Remind typically didn’t enter my mind. Maybe this says something about my ability to separate work and personal life (a healthy ability I think). In full disclosure, this whole blog post has been written with the intent of sharing this message: I DON’T WANT TO USE REMIND! Phew, I feel so much better. I had to get that off my chest. This app, although wonderfully made, well meaning, and valuable, is not for me.

My students will have to use their agenda books, personal reminders, and my reminders in class to remember to do their work at home (GASP!). Furthermore, I’m not sure that it should be my job to remind students in the evening that they must complete work.

I literally can’t go home with my students to make sure they complete work, and maybe that is a good thing. I think two important skills that should be learned in high school are organization and responsibility. Students must learn ways that they can remember to do assignments or tasks. There will come a time in their lives where teachers and parents won’t be there to hold their hands.

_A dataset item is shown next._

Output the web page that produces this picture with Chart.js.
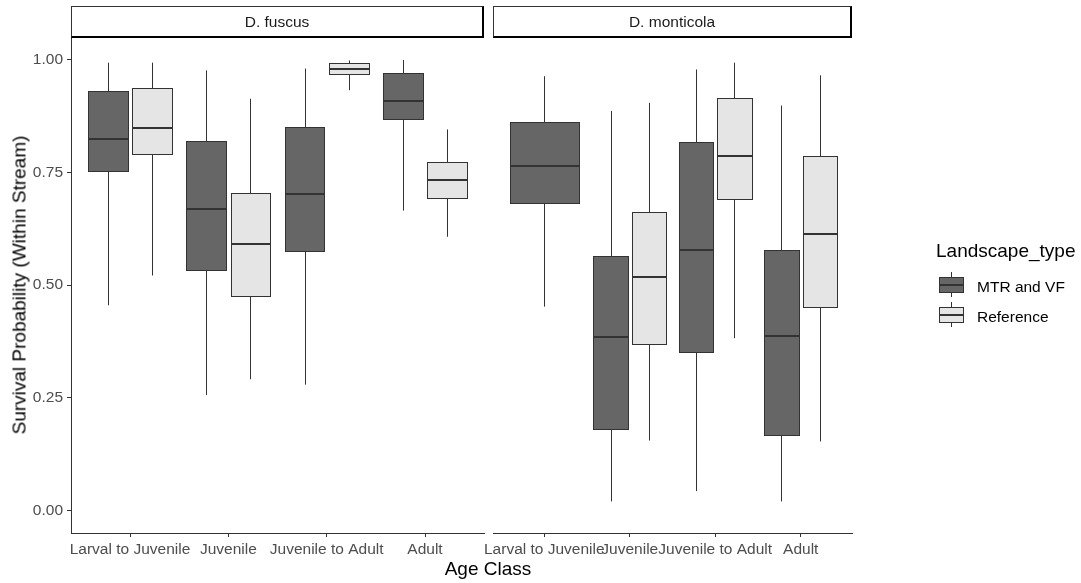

Moreover, maybe some of my students don’t want to be reminded or don’t want to complete their assignments. I will do all I can to motivate my students and teach them the skills they need to be a successful in my class. However, I can’t make them do their homework. I’ll cajole them, beg, plead, bribe them with candy, but this experiment taught me that I’m not going to force students to remember to complete their work.

In conclusion, Remind may be a helpful tool for some people and in certain instances. For example my coworker and I use it with a History Club we co-lead, and it is great way to remind students of meetings and events. However, it is not an app I want to employ on a day-to-day basis as a way to remind students to complete their homework.